L'un des facteurs essentiels de ces différences tient à la présence ou non d'un CHU dans le bassin de vie envisagé : en 2006, selon la DREES, 54 % des effectifs médicaux étaient installés au sein d'un pôle urbain situé dans la zone d'activité d'un CHU. Pour ces zones, l'évolution de la démographie médicale devrait être positive. Dans les zones autres que les pôles urbains avec CHU, le nombre de médecins en activité devrait se réduire par rapport à la situation actuelle. Enfin, les zones rurales, qui regroupaient 8 % des médecins, devraient être confrontées à une diminution de 25 % du nombre de médecins en activité.

Par ailleurs, pour beaucoup de praticiens, en particulier des spécialistes, l'exercice en zone urbaine est préféré à l'exercice en zone rurale pour des raisons :

- de choix de vie : à titre privé, ces professionnels préfèrent généralement vivre en ville pour un meilleur accès aux loisirs, la scolarisation des enfants... ;

- d'emploi du conjoint : le temps n'est plus où le médecin était le seul à travailler dans son couple. Les conjoints des médecins souhaitent travailler et la quête d'un emploi est évidemment plus aisée en ville qu'en zone rurale ;

- de rentabilité, pour ceux qui optent pour un exercice à titre libéral.
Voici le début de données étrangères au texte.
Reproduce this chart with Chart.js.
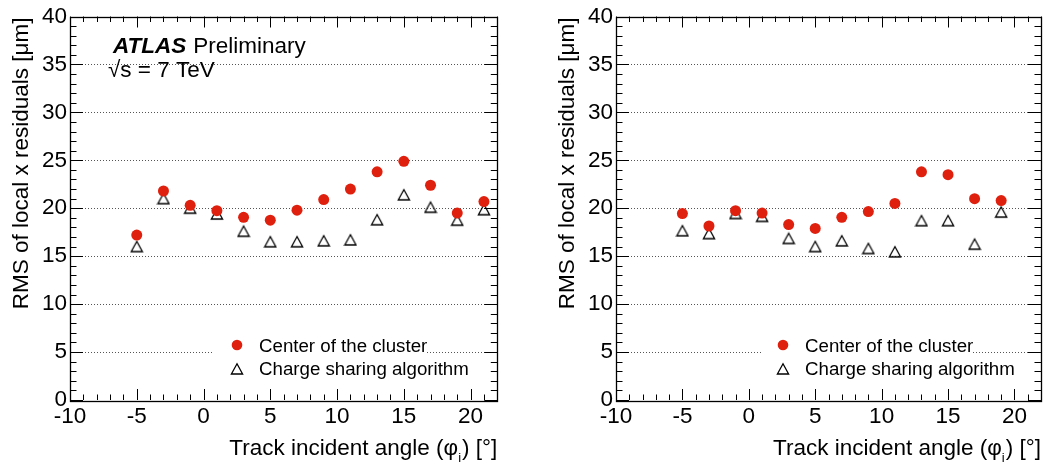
<!DOCTYPE html>
<html>
<head>
<meta charset="utf-8">
<script src="https://cdn.jsdelivr.net/npm/chart.js@4.4.1/dist/chart.umd.min.js"></script>
<style>
  html, body { margin: 0; padding: 0; background: #fff; }
  #wrap { position: relative; width: 1048px; height: 466px; overflow: hidden; }
  canvas { position: absolute; top: 0; }
</style>
</head>
<body>
<div id="wrap">
  <canvas id="c1" width="524" height="466" style="left:0px"></canvas>
  <canvas id="c2" width="524" height="466" style="left:524px"></canvas>
</div>
<script>
// ---------- data ----------
const xTicks = [-10, -5, 0, 5, 10, 15, 20];
const yTicks = [0, 5, 10, 15, 20, 25, 30, 35, 40];

const anglesData = [-5, -3, -1, 1, 3, 5, 7, 9, 11, 13, 15, 17, 19, 21];
const centerData = [17.2, 21.8, 20.3, 19.75, 19.05, 18.75, 19.8, 20.9, 22.0, 23.8, 24.9, 22.4, 19.5, 20.7];
const chargeData = [16.0, 21.0, 20.0, 19.4, 17.6, 16.5, 16.5, 16.6, 16.7, 18.8, 21.4, 20.1, 18.75, 19.85];

const anglesSim = [-5, -3, -1, 1, 3, 5, 7, 9, 11, 13, 15, 17, 19];
const centerSim = [19.45, 18.15, 19.75, 19.5, 18.3, 17.9, 19.05, 19.65, 20.5, 23.8, 23.5, 21.0, 20.8];
const chargeSim = [17.65, 17.35, 19.45, 19.15, 16.85, 16.0, 16.6, 15.8, 15.45, 18.7, 18.7, 16.25, 19.6];

const seriesLabels = ['Center of the cluster', 'Charge sharing algorithm'];
const yTitle = 'RMS of local x residuals [\u03bcm]';
const xTitleParts = ['Track incident angle (\u03c6', 'i', ') [\u00b0]'];

// ---------- styles ----------
const FONT = "'Liberation Sans', Arial, Helvetica, sans-serif";
const RED = '#E0200E';
Chart.defaults.font.family = FONT;
Chart.defaults.color = '#000';

function makeTriangle() {
  const c = document.createElement('canvas');
  c.width = 14; c.height = 14;
  const g = c.getContext('2d');
  g.strokeStyle = '#000';
  g.lineWidth = 1.3;
  g.beginPath();
  g.moveTo(7, 1.8);
  g.lineTo(12.6, 12);
  g.lineTo(1.4, 12);
  g.closePath();
  g.stroke();
  return c;
}
const TRI = makeTriangle();

function pts(xs, ys) { return xs.map((x, i) => ({ x: x, y: ys[i] })); }

// decoration plugin (ROOT-like frame, inner ticks, dotted grid, texts, legend)
function decoPlugin(opt) {
  return {
    id: 'deco',
    beforeDatasetsDraw(chart) {
      const ctx = chart.ctx, a = chart.chartArea;
      const ys = chart.scales.y;
      ctx.save();
      ctx.strokeStyle = '#555';
      ctx.lineWidth = 1;
      ctx.setLineDash([1, 2]);
      yTicks.forEach(v => {
        if (v === ys.min || v === ys.max) return;
        const py = Math.round(ys.getPixelForValue(v)) + 0.5;
        ctx.beginPath(); ctx.moveTo(a.left, py); ctx.lineTo(a.right, py); ctx.stroke();
      });
      ctx.setLineDash([]);
      // legend box (white, hides the grid)
      ctx.fillStyle = '#fff';
      ctx.fillRect(opt.legBox[0], opt.legBox[1], opt.legBox[2], opt.legBox[3]);
      ctx.restore();
    },
    afterDatasetsDraw(chart) {
      const ctx = chart.ctx, a = chart.chartArea;
      const xs = chart.scales.x, ys = chart.scales.y;
      ctx.save();
      ctx.strokeStyle = '#000';
      ctx.lineWidth = 1;
      // ticks
      for (let v = Math.ceil(xs.min); v <= xs.max; v++) {
        const L = (v % 5 === 0) ? 11 : 5.5;
        const px = Math.round(xs.getPixelForValue(v)) + 0.5;
        ctx.beginPath();
        ctx.moveTo(px, a.bottom); ctx.lineTo(px, a.bottom - L);
        ctx.moveTo(px, a.top); ctx.lineTo(px, a.top + L);
        ctx.stroke();
      }
      for (let v = ys.min; v <= ys.max; v++) {
        const L = (v % 5 === 0) ? 13 : 6.5;
        const py = Math.round(ys.getPixelForValue(v)) + 0.5;
        ctx.beginPath();
        ctx.moveTo(a.left, py); ctx.lineTo(a.left + L, py);
        ctx.moveTo(a.right, py); ctx.lineTo(a.right - L, py);
        ctx.stroke();
      }
      // frame
      ctx.lineWidth = 1.3;
      ctx.strokeRect(Math.round(a.left) + 0.5, Math.round(a.top) + 0.5,
                     Math.round(a.right - a.left), Math.round(a.bottom - a.top));

      // ATLAS label
      ctx.fillStyle = '#000';
      ctx.textBaseline = 'alphabetic';
      ctx.textAlign = 'left';
      ctx.font = 'italic bold 22.5px ' + FONT;
      ctx.fillText('ATLAS', opt.atlasX, 53);
      const wA = ctx.measureText('ATLAS').width;
      ctx.font = '22.5px ' + FONT;
      ctx.fillText('Preliminary', opt.atlasX + wA + 7, 53);
      ctx.fillText(opt.line2, opt.line2X, 77);

      // legend
      const ds = chart.data.datasets;
      ctx.font = '18.7px ' + FONT;
      ctx.fillStyle = ds[0].backgroundColor;
      ctx.beginPath(); ctx.arc(opt.legMX, 345, 5.3, 0, Math.PI * 2); ctx.fill();
      ctx.drawImage(TRI, opt.legMX - 7, 369 - 7);
      ctx.fillStyle = '#000';
      ctx.fillText(ds[0].label, opt.legTX, 352);
      ctx.fillText(ds[1].label, opt.legTX, 375);

      // y title
      ctx.save();
      ctx.font = '22.5px ' + FONT;
      ctx.translate(opt.yTitleX, a.top + 1);
      ctx.rotate(-Math.PI / 2);
      ctx.textAlign = 'right';
      ctx.fillText(yTitle, 0, 0);
      ctx.restore();

      // x title with subscript
      ctx.font = '22.5px ' + FONT;
      const w1 = ctx.measureText(xTitleParts[0]).width;
      const w3 = ctx.measureText(xTitleParts[2]).width;
      ctx.font = '13px ' + FONT;
      const w2 = ctx.measureText(xTitleParts[1]).width;
      let x0 = a.right - (w1 + w2 + w3 + 1);
      ctx.font = '22.5px ' + FONT;
      ctx.fillText(xTitleParts[0], x0, 455);
      ctx.font = '13px ' + FONT;
      ctx.fillText(xTitleParts[1], x0 + w1, 462);
      ctx.font = '22.5px ' + FONT;
      ctx.fillText(xTitleParts[2], x0 + w1 + w2 + 1, 455);
      ctx.restore();
    }
  };
}

function makeChart(id, xs, cy, qy, o) {
  return new Chart(document.getElementById(id), {
    type: 'scatter',
    data: {
      datasets: [
        { label: seriesLabels[0], data: pts(xs, cy), backgroundColor: RED, borderWidth: 0,
          pointRadius: 5.5, pointHoverRadius: 5.5, pointStyle: 'circle' },
        { label: seriesLabels[1], data: pts(xs, qy), pointStyle: TRI, pointRadius: 6 }
      ]
    },
    options: {
      responsive: false,
      animation: false,
      events: [],
      layout: { padding: { top: 14, right: o.padRight, left: 0, bottom: 0 } },
      plugins: { legend: { display: false }, tooltip: { enabled: false } },
      scales: {
        x: {
          type: 'linear', min: -10, max: 22,
          afterBuildTicks: s => { s.ticks = xTicks.map(v => ({ value: v })); },
          afterFit: s => { s.height = 66; },
          grid: { display: false, drawTicks: false },
          border: { display: false },
          ticks: { font: { size: 22.5 }, color: '#000', padding: 3, maxRotation: 0, autoSkip: false }
        },
        y: {
          type: 'linear', min: 0, max: 40,
          afterBuildTicks: s => { s.ticks = yTicks.map(v => ({ value: v })); },
          afterFit: s => { s.width = o.yWidth; },
          grid: { display: false, drawTicks: false },
          border: { display: false },
          ticks: { font: { size: 22.5 }, color: '#000', padding: 3, autoSkip: false }
        }
      }
    },
    plugins: [decoPlugin(o)]
  });
}

makeChart('c1', anglesData, centerData, chargeData, {
  padRight: 26.7, yWidth: 70, yTitleX: 27.5,
  atlasX: 113, line2: '\u221as = 7 TeV', line2X: 108,
  legBox: [214, 330, 213, 58], legMX: 237, legTX: 259
});
makeChart('c2', anglesSim, centerSim, chargeSim, {
  padRight: 5.3, yWidth: 92, yTitleX: 49.5,
  atlasX: 658, line2X: 657, line2: 'Simulation\u221as = 7 TeV',
  legBox: [237, 330, 211, 58], legMX: 259, legTX: 281
});
</script>
</body>
</html>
Le plateau technique nécessaire à l'exercice de certaines professions (dentiste, cardiologues...) correspond à un investissement dont l'amortissement est bien plus aisé dans les villes. Ce phénomène est lié à une autre tendance, également observée : celle des médecins à se regrouper, ne serait-ce que pour réaliser des économies d'échelle dans les investissements ou par la mutualisation des assistants.

Circonstance aggravante, cette évolution touche également les établissements de santé. L'ONDPS a mis en exergue de nombreuses vacances de postes hospitaliers : les petits hôpitaux ont de plus en plus de mal à pourvoir les postes, ce qui affecte durablement le fonctionnement de certains services.

Pour autant, il serait erroné de réduire le champ de la fracture médicale à une opposition entre les zones urbaines et les zones rurales. Toutes les zones rurales, heureusement, ne sont pas menacées de désertification. Inversement, de nombreux secteurs, situés dans des zones urbaines, subissent, en raison notamment d'un climat d'insécurité, un exode de professionnels conduisant à les considérer comme des zones déjà sous-médicalisées ou en passe de l'être.


* 2 « Offre de soins : comment réduire la fracture territoriale ? », rapport d'information fait par M. Jean-Marc Juilhard au nom de la commission des Affaires sociales (Sénat, 2007-2008, n° 14).